Но теперь конституционные поправки приняты, и всё может очень быстро измениться. Подковерная борьба и интриги обретут политические формы и процедуры. Одни группировки «окопаются» в Государственном совете, вторые и третьи — в Совете Федерации и в Государственной думе, четвертые — в Совете безопасности. Для пятых политическим плацдармом станет правительство. Даже Конституционный суд получает значимое политическое влияние. Резко возрастет роль контрольно-надзорных и следственных органов — прокуратуры, Следственного комитета, Счетной палаты, потому что в результате конституционной реформы изменились их роль и статус, порядок формирования, система взаимодействия с другими государственными институтами и, что особенно важно, с главой государства.

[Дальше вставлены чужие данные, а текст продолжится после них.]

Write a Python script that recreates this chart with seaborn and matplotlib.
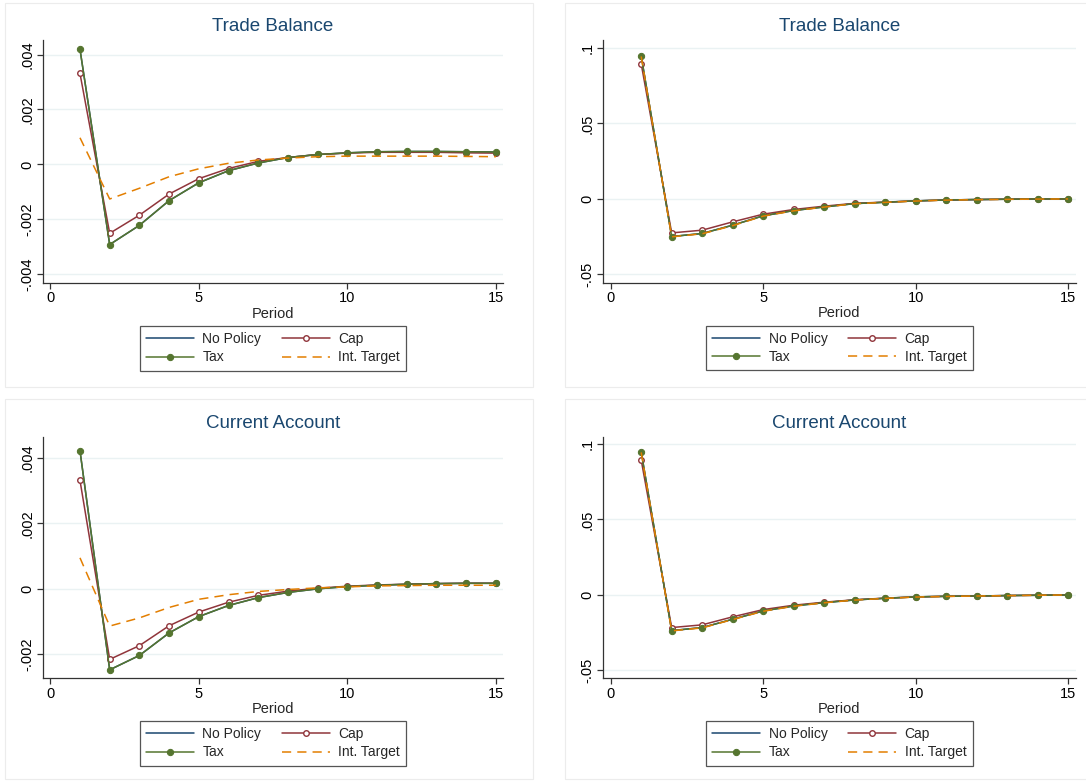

Понятно, что сейчас трудно предсказать, как в итоге разложится институциональный пасьянс. Возможны разные комбинации. Одна группировка может контролировать несколько институтов, другая — получит в свое распоряжение единственный, но очень влиятельный орган. Но очевидно, что в такой ситуации для каждой из конкурирующих групп открывается большое поле именно политических возможностей для реализации и защиты их интересов. Одновременно это означает, что внезапно окажется по-настоящему важной роль партий (и особенно — парламентских фракций) и самого законодательного процесса.